At the centre of the Popular case are two reports prepared by Deloitte for the SRB in the fortnight before the Spanish bank was put into resolution, which sought to value its assets and informed the decision to bail in and writedown holders of Additional Tier 1 and Tier 2 bonds.

The two valuation reports, which were put together quickly as the situation at Popular was rapidly deteriorating, have been criticised for being rushed and using incomplete data. Deloitte complained that it only had 12 days to complete a process that would normally take six weeks.

Bondholders claim Deloitte used unreasonable assumptions. They say it understated future income from the bank’s performing loan book, unrealistically projected that clients would pay off loans early en masse, and wrongly assumed that there would need to be a firesale of assets.

The treatment of Popular’s performing mortgage portfolio, which accounted for almost a third of the Spanish bank’s €60bn loan book, is a major area of contention. And it is there where bondholders see parallels with the SNS case, where revisions to mortgage assumptions were the biggest factor.

“One of the things we say Deloitte and the SRB have got badly wrong is in relation to mortgage portfolios, which is precisely one of the key assets scrutinised in the Dutch judgment on SNS Reaal,” said Nicola Chesaites, a partner at Quinn Emanuel, which is representing the disgruntled bondholders.

“One of the things we’re asking the court to do is rule that the assumptions the SRB made regarding Banco Popular’s mortgage portfolio are plainly wrong. And now, thanks to the SNS Reaal case, we have a court in Europe that has done just that. We are saying to the General Court that it must do the same.”

Flawed process

Under the no creditor worse off process, the SRB is legally required to perform an independent valuation of assets after the resolution to determine whether any creditors would have seen better recoveries under a normal insolvency process – and to determine whether compensation might be due.

The SRB commissioned Deloitte to do that third valuation. Bondholders say the decision was flawed because the accountancy firm was not an independent party, having done the previous two valuations. Deloitte found no big issues with its pre-resolution valuations.

According to the firm, recoveries even in the best-case scenario under a seven-year insolvency period would have resulted in a €23.4bn shortfall. Under resolution, €9.4bn of equity was written down to zero, and €2bn of AT1 and Tier 2 bonds bailed in and then written to zero.

“The Dutch court ordered its own expert to look again at the erroneous insolvency analysis – also carried out by Deloitte – and has found that actually substantial recoveries are due,” said Chesaites. “We are saying: the General Court should roll up its sleeves and properly review what has been done here; it can’t simply rely on the Deloitte report.”

Bondholders point to recoveries at other collapsed banks, such as Lehman Brothers. Creditors to its European arm have been fully repaid and also received an extra 40% due to a surplus in recoveries. However, creditors to the parent company in the US have received less than half their money back.

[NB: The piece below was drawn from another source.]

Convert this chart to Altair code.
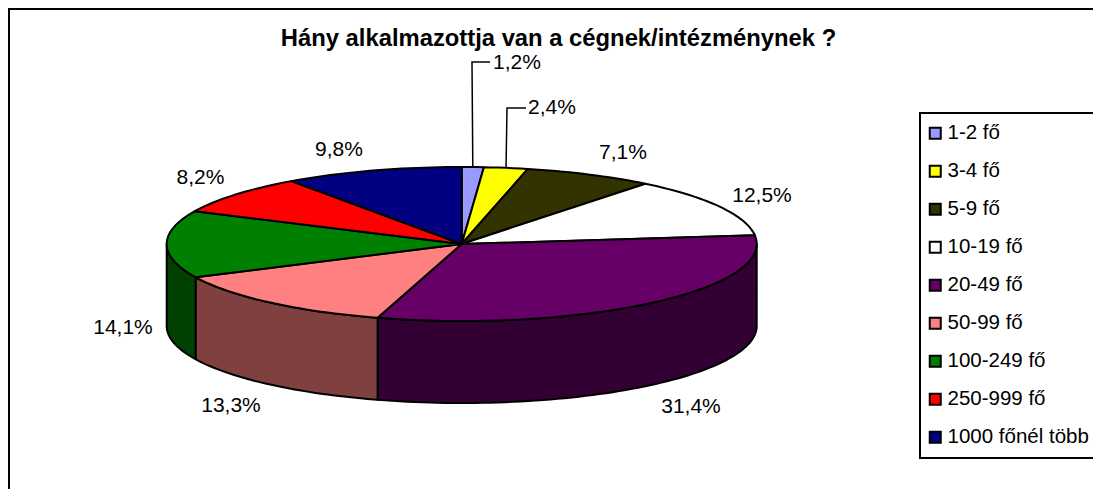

According to Fitch analyst Hussain, the “no creditor worse off” process is by its very nature subjective, with valuations based on often incomplete data needing to be made quickly. Assumptions about what a normal insolvency process would entail are also open to interpretation.

“NCWO is, by design, a relatively weak creditor protection,” he said. “It requires authorities to base their calculations on a counterfactual ‘normal insolvency’ approach, which entails a relatively rapid fire-sale, and correspondingly large losses being imposed on creditors.”

“A fire-sale scenario can result in much higher losses than under a longer-term run-off strategy that would typically apply in a liquidation. Consequently, creditors may be dissatisfied with the results of a fire-sale valuation if they lead to losses being imposed in a bank resolution.”